STATED GOAL:
Give the data again exactly as written, skipping any pictures.

::::

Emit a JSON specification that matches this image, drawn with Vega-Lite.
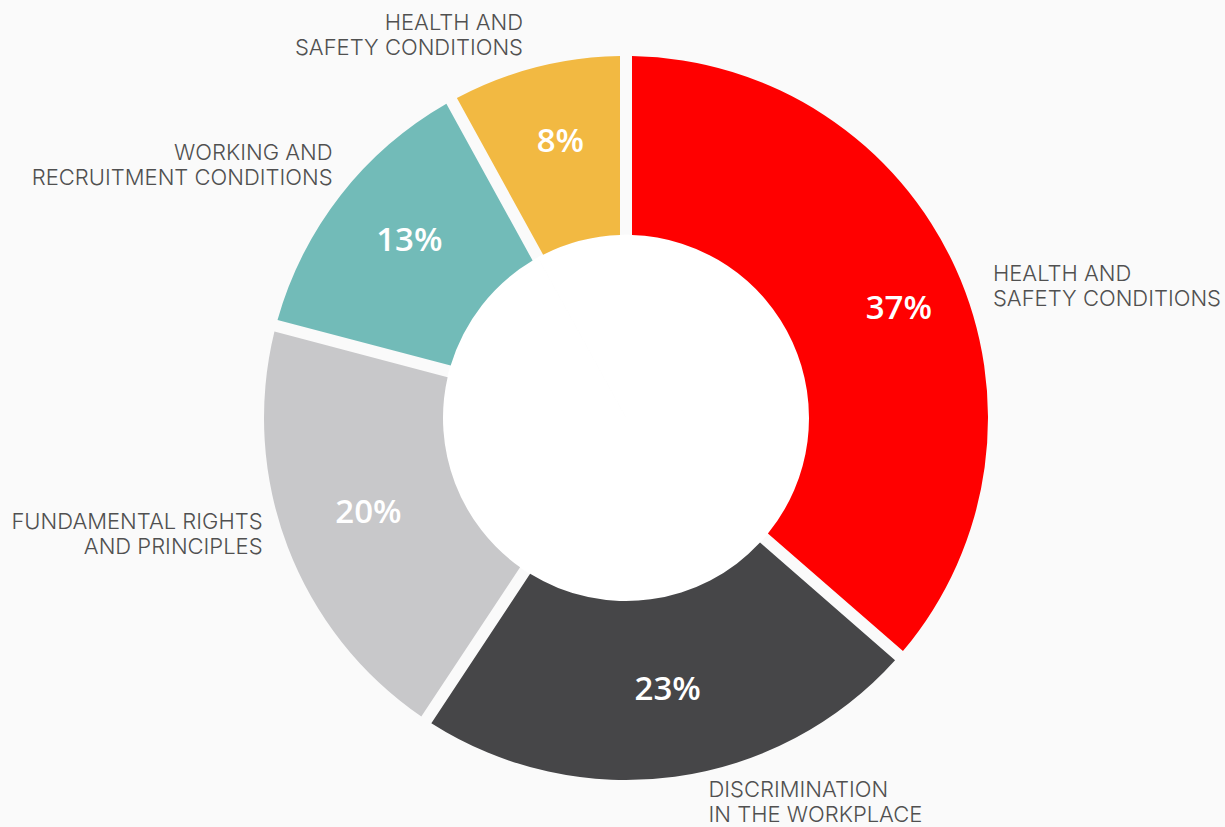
{
  "$schema": "https://vega.github.io/schema/vega-lite/v6.json",
  "width": 1198,
  "height": 818,
  "autosize": {"type": "none"},
  "padding": {"left": 27, "top": 9, "right": 0, "bottom": 0},
  "background": "#fafafa",
  "config": {"view": {"stroke": null}},
  "data": {
    "values": [
      {"key": "A", "value": 36.4, "pct": "37%", "lines": ["HEALTH AND", "SAFETY CONDITIONS"], "order": 1},
      {"key": "B", "value": 22.9, "pct": "23%", "lines": ["DISCRIMINATION", "IN THE WORKPLACE"], "order": 2},
      {"key": "C", "value": 19.8, "pct": "20%", "lines": ["FUNDAMENTAL RIGHTS", "AND PRINCIPLES"], "order": 3},
      {"key": "D", "value": 12.9, "pct": "13%", "lines": ["WORKING AND", "RECRUITMENT CONDITIONS"], "order": 4},
      {"key": "E", "value": 8.0, "pct": "8%", "lines": ["HEALTH AND", "SAFETY CONDITIONS"], "order": 5}
    ]
  },
  "encoding": {
    "theta": {"field": "value", "type": "quantitative", "stack": true},
    "order": {"field": "order", "type": "quantitative"}
  },
  "layer": [
    {
      "mark": {"type": "arc", "outerRadius": 183, "fill": "#ffffff", "stroke": "#ffffff", "strokeWidth": 1}
    },
    {
      "mark": {"type": "arc", "outerRadius": 362, "innerRadius": 183, "padAngle": 0.0296},
      "encoding": {
        "color": {
          "field": "key",
          "type": "nominal",
          "scale": {"domain": ["A", "B", "C", "D", "E"], "range": ["#ff0000", "#464648", "#c8c8ca", "#72bbb8", "#f2b942"]},
          "legend": null
        }
      }
    },
    {
      "mark": {"type": "text", "radius": 280, "dx": 4, "dy": -5, "font": "Open Sans", "fontWeight": 600, "fontSize": 33, "fill": "#ffffff", "align": "center", "baseline": "middle"},
      "encoding": {"text": {"field": "pct", "type": "nominal", "condition": {"test": "datum.key === 'A'", "value": ""}}}
    },
    {
      "mark": {"type": "text", "radius": 280, "dx": 18, "dy": 7, "font": "Open Sans", "fontWeight": 600, "fontSize": 33, "fill": "#ffffff", "align": "center", "baseline": "middle"},
      "encoding": {"text": {"field": "pct", "type": "nominal", "condition": {"test": "datum.key !== 'A'", "value": ""}}}
    },
    {
      "mark": {"type": "text", "radius": 390, "dx": 12, "dy": 18, "font": "Inter", "fontWeight": 300, "fontSize": 22, "lineHeight": 25, "fill": "#505050", "align": "left", "baseline": "middle"},
      "encoding": {"text": {"field": "lines", "type": "nominal", "condition": {"test": "datum.key !== 'A'", "value": ""}}}
    },
    {
      "mark": {"type": "text", "radius": 390, "dx": 30, "dy": -14, "font": "Inter", "fontWeight": 300, "fontSize": 22, "lineHeight": 25, "fill": "#505050", "align": "left", "baseline": "middle"},
      "encoding": {"text": {"field": "lines", "type": "nominal", "condition": {"test": "datum.key !== 'B'", "value": ""}}}
    },
    {
      "mark": {"type": "text", "radius": 390, "dx": 1, "dy": -35, "font": "Inter", "fontWeight": 300, "fontSize": 22, "lineHeight": 25, "fill": "#505050", "align": "right", "baseline": "middle"},
      "encoding": {"text": {"field": "lines", "type": "nominal", "condition": {"test": "datum.key !== 'C'", "value": ""}}}
    },
    {
      "mark": {"type": "text", "radius": 390, "dx": 14, "dy": -25, "font": "Inter", "fontWeight": 300, "fontSize": 22, "lineHeight": 25, "fill": "#505050", "align": "right", "baseline": "middle"},
      "encoding": {"text": {"field": "lines", "type": "nominal", "condition": {"test": "datum.key !== 'D'", "value": ""}}}
    },
    {
      "mark": {"type": "text", "radius": 390, "dx": -6, "dy": -17, "font": "Inter", "fontWeight": 300, "fontSize": 22, "lineHeight": 25, "fill": "#505050", "align": "right", "baseline": "middle"},
      "encoding": {"text": {"field": "lines", "type": "nominal", "condition": {"test": "datum.key !== 'E'", "value": ""}}}
    }
  ]
}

::::

FINAL ANSWER:
Emit a JSON specification that matches this image, drawn with Vega-Lite.
{
  "$schema": "https://vega.github.io/schema/vega-lite/v6.json",
  "width": 1198,
  "height": 818,
  "autosize": {"type": "none"},
  "padding": {"left": 27, "top": 9, "right": 0, "bottom": 0},
  "background": "#fafafa",
  "config": {"view": {"stroke": null}},
  "data": {
    "values": [
      {"key": "A", "value": 36.4, "pct": "37%", "lines": ["HEALTH AND", "SAFETY CONDITIONS"], "order": 1},
      {"key": "B", "value": 22.9, "pct": "23%", "lines": ["DISCRIMINATION", "IN THE WORKPLACE"], "order": 2},
      {"key": "C", "value": 19.8, "pct": "20%", "lines": ["FUNDAMENTAL RIGHTS", "AND PRINCIPLES"], "order": 3},
      {"key": "D", "value": 12.9, "pct": "13%", "lines": ["WORKING AND", "RECRUITMENT CONDITIONS"], "order": 4},
      {"key": "E", "value": 8.0, "pct": "8%", "lines": ["HEALTH AND", "SAFETY CONDITIONS"], "order": 5}
    ]
  },
  "encoding": {
    "theta": {"field": "value", "type": "quantitative", "stack": true},
    "order": {"field": "order", "type": "quantitative"}
  },
  "layer": [
    {
      "mark": {"type": "arc", "outerRadius": 183, "fill": "#ffffff", "stroke": "#ffffff", "strokeWidth": 1}
    },
    {
      "mark": {"type": "arc", "outerRadius": 362, "innerRadius": 183, "padAngle": 0.0296},
      "encoding": {
        "color": {
          "field": "key",
          "type": "nominal",
          "scale": {"domain": ["A", "B", "C", "D", "E"], "range": ["#ff0000", "#464648", "#c8c8ca", "#72bbb8", "#f2b942"]},
          "legend": null
        }
      }
    },
    {
      "mark": {"type": "text", "radius": 280, "dx": 4, "dy": -5, "font": "Open Sans", "fontWeight": 600, "fontSize": 33, "fill": "#ffffff", "align": "center", "baseline": "middle"},
      "encoding": {"text": {"field": "pct", "type": "nominal", "condition": {"test": "datum.key === 'A'", "value": ""}}}
    },
    {
      "mark": {"type": "text", "radius": 280, "dx": 18, "dy": 7, "font": "Open Sans", "fontWeight": 600, "fontSize": 33, "fill": "#ffffff", "align": "center", "baseline": "middle"},
      "encoding": {"text": {"field": "pct", "type": "nominal", "condition": {"test": "datum.key !== 'A'", "value": ""}}}
    },
    {
      "mark": {"type": "text", "radius": 390, "dx": 12, "dy": 18, "font": "Inter", "fontWeight": 300, "fontSize": 22, "lineHeight": 25, "fill": "#505050", "align": "left", "baseline": "middle"},
      "encoding": {"text": {"field": "lines", "type": "nominal", "condition": {"test": "datum.key !== 'A'", "value": ""}}}
    },
    {
      "mark": {"type": "text", "radius": 390, "dx": 30, "dy": -14, "font": "Inter", "fontWeight": 300, "fontSize": 22, "lineHeight": 25, "fill": "#505050", "align": "left", "baseline": "middle"},
      "encoding": {"text": {"field": "lines", "type": "nominal", "condition": {"test": "datum.key !== 'B'", "value": ""}}}
    },
    {
      "mark": {"type": "text", "radius": 390, "dx": 1, "dy": -35, "font": "Inter", "fontWeight": 300, "fontSize": 22, "lineHeight": 25, "fill": "#505050", "align": "right", "baseline": "middle"},
      "encoding": {"text": {"field": "lines", "type": "nominal", "condition": {"test": "datum.key !== 'C'", "value": ""}}}
    },
    {
      "mark": {"type": "text", "radius": 390, "dx": 14, "dy": -25, "font": "Inter", "fontWeight": 300, "fontSize": 22, "lineHeight": 25, "fill": "#505050", "align": "right", "baseline": "middle"},
      "encoding": {"text": {"field": "lines", "type": "nominal", "condition": {"test": "datum.key !== 'D'", "value": ""}}}
    },
    {
      "mark": {"type": "text", "radius": 390, "dx": -6, "dy": -17, "font": "Inter", "fontWeight": 300, "fontSize": 22, "lineHeight": 25, "fill": "#505050", "align": "right", "baseline": "middle"},
      "encoding": {"text": {"field": "lines", "type": "nominal", "condition": {"test": "datum.key !== 'E'", "value": ""}}}
    }
  ]
}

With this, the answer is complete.